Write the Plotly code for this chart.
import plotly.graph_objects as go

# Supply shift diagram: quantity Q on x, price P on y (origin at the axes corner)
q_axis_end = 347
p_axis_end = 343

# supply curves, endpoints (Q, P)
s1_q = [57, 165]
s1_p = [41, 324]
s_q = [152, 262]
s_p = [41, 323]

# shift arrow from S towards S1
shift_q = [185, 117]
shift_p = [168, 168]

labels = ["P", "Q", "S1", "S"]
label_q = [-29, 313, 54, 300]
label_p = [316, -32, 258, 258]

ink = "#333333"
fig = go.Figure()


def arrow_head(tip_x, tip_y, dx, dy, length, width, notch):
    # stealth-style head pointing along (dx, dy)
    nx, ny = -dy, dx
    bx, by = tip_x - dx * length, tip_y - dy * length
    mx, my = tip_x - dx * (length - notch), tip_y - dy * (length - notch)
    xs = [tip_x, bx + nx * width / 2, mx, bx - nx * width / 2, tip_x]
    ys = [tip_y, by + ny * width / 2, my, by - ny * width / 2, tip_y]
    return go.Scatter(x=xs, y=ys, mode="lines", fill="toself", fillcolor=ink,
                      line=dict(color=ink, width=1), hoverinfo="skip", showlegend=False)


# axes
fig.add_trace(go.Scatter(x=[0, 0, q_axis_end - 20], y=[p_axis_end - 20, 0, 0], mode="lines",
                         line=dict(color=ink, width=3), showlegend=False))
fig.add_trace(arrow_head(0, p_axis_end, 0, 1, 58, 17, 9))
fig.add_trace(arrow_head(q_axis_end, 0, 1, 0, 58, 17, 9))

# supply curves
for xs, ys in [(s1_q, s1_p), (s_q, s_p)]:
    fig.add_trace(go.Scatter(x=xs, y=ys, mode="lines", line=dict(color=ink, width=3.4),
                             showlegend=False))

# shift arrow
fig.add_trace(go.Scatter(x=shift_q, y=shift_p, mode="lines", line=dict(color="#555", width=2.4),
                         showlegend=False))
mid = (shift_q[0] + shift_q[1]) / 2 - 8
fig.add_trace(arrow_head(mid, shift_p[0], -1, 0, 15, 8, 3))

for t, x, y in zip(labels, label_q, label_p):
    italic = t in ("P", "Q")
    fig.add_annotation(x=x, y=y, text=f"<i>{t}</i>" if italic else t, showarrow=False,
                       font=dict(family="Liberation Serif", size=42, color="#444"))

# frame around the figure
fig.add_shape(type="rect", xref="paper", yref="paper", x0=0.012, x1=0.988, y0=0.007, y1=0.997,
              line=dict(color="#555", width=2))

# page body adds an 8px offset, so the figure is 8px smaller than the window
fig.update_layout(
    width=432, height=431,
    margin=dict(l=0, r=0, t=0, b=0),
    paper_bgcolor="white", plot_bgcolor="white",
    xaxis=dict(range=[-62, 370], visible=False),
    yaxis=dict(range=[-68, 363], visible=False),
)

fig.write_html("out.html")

◆ ◆ ◆ ◆ ◆

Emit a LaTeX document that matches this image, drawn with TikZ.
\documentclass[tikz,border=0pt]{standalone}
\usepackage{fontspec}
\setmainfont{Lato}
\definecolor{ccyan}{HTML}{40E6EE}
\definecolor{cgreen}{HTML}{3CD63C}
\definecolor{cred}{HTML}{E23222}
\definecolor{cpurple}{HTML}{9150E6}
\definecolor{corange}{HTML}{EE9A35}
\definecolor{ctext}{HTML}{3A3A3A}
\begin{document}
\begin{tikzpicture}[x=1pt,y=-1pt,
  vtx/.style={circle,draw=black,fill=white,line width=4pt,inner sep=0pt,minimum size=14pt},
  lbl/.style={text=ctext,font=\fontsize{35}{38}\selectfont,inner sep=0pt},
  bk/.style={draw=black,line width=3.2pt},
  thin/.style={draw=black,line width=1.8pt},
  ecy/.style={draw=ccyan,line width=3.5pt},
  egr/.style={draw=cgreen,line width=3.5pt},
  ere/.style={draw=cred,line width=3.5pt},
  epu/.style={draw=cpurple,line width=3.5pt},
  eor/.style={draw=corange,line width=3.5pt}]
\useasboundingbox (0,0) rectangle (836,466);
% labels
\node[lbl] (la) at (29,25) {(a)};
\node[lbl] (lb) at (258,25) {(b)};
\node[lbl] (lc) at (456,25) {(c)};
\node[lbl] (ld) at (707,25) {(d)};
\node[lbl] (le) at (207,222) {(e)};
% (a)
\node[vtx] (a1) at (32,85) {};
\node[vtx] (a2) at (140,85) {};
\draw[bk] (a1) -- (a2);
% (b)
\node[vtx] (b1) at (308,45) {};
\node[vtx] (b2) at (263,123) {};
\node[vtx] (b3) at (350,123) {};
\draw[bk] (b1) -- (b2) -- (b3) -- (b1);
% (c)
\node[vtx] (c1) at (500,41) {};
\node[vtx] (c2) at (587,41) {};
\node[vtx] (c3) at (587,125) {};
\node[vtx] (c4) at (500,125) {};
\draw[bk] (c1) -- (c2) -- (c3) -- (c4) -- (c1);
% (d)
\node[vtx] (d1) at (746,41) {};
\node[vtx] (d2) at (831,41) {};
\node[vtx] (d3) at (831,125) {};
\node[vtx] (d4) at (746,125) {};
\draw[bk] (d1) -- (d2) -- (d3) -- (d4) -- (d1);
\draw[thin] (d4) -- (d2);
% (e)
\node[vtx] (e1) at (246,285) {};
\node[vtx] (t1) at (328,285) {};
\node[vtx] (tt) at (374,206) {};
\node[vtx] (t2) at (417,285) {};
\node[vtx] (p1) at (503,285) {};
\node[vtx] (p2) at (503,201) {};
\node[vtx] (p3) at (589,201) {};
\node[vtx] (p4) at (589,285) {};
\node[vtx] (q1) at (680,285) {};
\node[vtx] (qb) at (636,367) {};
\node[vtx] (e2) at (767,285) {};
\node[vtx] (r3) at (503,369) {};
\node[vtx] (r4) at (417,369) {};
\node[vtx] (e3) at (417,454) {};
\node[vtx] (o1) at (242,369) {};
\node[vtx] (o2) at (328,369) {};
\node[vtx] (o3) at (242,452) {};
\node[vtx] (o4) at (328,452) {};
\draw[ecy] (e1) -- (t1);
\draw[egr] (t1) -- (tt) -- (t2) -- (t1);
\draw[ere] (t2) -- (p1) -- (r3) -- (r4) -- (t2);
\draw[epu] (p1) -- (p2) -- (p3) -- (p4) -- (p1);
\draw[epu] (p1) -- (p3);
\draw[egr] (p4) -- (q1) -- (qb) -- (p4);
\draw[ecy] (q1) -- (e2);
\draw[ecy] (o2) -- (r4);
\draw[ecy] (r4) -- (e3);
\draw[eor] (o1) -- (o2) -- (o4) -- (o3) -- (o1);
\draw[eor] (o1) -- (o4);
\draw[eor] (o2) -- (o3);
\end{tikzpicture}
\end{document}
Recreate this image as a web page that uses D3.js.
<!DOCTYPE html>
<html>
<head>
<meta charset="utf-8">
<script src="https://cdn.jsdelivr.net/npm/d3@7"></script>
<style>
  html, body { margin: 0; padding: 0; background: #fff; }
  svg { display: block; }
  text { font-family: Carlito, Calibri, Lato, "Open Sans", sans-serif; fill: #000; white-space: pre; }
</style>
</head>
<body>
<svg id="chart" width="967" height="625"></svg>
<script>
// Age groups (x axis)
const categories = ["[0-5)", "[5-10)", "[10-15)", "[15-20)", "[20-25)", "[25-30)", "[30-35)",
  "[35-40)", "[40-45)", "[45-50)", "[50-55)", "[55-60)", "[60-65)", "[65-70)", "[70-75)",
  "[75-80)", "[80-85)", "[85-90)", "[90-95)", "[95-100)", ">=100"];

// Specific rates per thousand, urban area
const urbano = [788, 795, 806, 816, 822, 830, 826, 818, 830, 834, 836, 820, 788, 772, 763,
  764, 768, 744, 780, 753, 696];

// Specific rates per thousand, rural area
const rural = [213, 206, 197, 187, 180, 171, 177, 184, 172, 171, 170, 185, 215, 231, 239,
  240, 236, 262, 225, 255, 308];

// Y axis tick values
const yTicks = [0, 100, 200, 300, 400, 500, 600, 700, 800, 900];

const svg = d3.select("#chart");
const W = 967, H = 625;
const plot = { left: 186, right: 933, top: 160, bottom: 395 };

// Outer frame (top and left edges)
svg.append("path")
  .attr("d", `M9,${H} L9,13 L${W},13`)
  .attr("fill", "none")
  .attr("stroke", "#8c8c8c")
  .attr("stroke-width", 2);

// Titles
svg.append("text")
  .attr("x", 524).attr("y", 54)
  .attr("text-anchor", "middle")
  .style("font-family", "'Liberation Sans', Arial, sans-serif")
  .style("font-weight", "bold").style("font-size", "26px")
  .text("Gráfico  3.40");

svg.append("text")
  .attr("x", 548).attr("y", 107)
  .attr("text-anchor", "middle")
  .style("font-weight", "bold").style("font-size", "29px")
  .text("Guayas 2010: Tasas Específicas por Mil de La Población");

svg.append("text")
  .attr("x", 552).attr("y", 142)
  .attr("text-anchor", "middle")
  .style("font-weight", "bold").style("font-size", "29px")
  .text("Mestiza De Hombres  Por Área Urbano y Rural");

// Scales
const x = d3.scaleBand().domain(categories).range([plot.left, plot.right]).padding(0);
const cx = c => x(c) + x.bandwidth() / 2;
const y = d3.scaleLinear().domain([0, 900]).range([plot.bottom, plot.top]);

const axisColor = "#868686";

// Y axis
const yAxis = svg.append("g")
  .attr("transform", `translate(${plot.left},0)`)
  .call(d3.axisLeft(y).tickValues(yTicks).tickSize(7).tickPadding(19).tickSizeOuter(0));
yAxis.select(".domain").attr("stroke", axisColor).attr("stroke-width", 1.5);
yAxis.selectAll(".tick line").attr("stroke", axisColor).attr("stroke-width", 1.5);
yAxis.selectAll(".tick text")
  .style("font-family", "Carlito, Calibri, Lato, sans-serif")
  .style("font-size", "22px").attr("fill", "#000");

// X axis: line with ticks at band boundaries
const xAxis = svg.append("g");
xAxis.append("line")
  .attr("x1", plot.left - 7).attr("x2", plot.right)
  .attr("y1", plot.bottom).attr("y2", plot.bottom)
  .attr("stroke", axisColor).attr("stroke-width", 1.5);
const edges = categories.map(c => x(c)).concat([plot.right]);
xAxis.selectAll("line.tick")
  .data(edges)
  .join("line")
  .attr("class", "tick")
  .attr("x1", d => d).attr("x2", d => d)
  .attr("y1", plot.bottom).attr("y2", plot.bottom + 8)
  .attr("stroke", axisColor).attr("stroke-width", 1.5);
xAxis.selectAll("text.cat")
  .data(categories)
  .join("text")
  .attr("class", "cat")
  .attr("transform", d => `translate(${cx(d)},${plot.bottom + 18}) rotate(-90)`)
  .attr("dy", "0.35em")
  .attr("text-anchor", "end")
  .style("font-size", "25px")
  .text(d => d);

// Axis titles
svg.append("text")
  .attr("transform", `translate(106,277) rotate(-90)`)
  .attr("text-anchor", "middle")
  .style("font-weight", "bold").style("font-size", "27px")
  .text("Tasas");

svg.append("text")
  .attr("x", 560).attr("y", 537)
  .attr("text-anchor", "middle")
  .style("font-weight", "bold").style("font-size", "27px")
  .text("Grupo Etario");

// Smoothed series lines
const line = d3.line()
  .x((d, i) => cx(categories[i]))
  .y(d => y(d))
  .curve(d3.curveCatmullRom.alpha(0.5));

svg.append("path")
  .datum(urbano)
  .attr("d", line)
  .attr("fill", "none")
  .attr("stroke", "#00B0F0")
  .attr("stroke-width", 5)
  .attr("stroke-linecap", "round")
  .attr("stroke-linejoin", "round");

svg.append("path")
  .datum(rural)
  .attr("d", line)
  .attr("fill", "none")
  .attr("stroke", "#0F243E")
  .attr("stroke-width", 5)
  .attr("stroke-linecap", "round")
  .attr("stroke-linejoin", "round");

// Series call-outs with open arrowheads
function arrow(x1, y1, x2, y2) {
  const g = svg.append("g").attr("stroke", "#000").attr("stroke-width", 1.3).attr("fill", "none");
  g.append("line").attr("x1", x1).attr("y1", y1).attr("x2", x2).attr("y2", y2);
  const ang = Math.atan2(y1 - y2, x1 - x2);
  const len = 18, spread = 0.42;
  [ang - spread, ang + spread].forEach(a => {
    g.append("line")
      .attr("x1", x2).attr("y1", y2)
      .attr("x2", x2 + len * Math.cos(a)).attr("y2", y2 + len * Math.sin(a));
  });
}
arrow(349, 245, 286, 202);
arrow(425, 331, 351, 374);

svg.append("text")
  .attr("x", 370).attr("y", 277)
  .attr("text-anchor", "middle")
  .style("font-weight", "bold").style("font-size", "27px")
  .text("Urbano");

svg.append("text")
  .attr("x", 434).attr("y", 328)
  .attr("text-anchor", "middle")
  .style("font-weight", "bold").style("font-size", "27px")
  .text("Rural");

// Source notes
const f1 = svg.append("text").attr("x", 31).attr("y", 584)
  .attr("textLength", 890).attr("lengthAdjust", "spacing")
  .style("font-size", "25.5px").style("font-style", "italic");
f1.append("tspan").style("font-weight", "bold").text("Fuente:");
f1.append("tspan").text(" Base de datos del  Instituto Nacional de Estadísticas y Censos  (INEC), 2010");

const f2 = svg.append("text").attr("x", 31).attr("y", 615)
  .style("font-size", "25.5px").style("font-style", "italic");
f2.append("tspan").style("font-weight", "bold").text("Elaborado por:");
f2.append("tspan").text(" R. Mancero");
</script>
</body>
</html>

◆ ◆ ◆ ◆ ◆

**Problem:**
Above are some lines. Repeat exactly, and only, those from the line that has "Write the Plotly code for this chart." through the line that has "fig.add_trace(arrow_head(q_axis_end, 0, 1, 0, 58, 17, 9))".

**Written answer:**
Write the Plotly code for this chart.
import plotly.graph_objects as go

# Supply shift diagram: quantity Q on x, price P on y (origin at the axes corner)
q_axis_end = 347
p_axis_end = 343

# supply curves, endpoints (Q, P)
s1_q = [57, 165]
s1_p = [41, 324]
s_q = [152, 262]
s_p = [41, 323]

# shift arrow from S towards S1
shift_q = [185, 117]
shift_p = [168, 168]

labels = ["P", "Q", "S1", "S"]
label_q = [-29, 313, 54, 300]
label_p = [316, -32, 258, 258]

ink = "#333333"
fig = go.Figure()


def arrow_head(tip_x, tip_y, dx, dy, length, width, notch):
    # stealth-style head pointing along (dx, dy)
    nx, ny = -dy, dx
    bx, by = tip_x - dx * length, tip_y - dy * length
    mx, my = tip_x - dx * (length - notch), tip_y - dy * (length - notch)
    xs = [tip_x, bx + nx * width / 2, mx, bx - nx * width / 2, tip_x]
    ys = [tip_y, by + ny * width / 2, my, by - ny * width / 2, tip_y]
    return go.Scatter(x=xs, y=ys, mode="lines", fill="toself", fillcolor=ink,
                      line=dict(color=ink, width=1), hoverinfo="skip", showlegend=False)


# axes
fig.add_trace(go.Scatter(x=[0, 0, q_axis_end - 20], y=[p_axis_end - 20, 0, 0], mode="lines",
                         line=dict(color=ink, width=3), showlegend=False))
fig.add_trace(arrow_head(0, p_axis_end, 0, 1, 58, 17, 9))
fig.add_trace(arrow_head(q_axis_end, 0, 1, 0, 58, 17, 9))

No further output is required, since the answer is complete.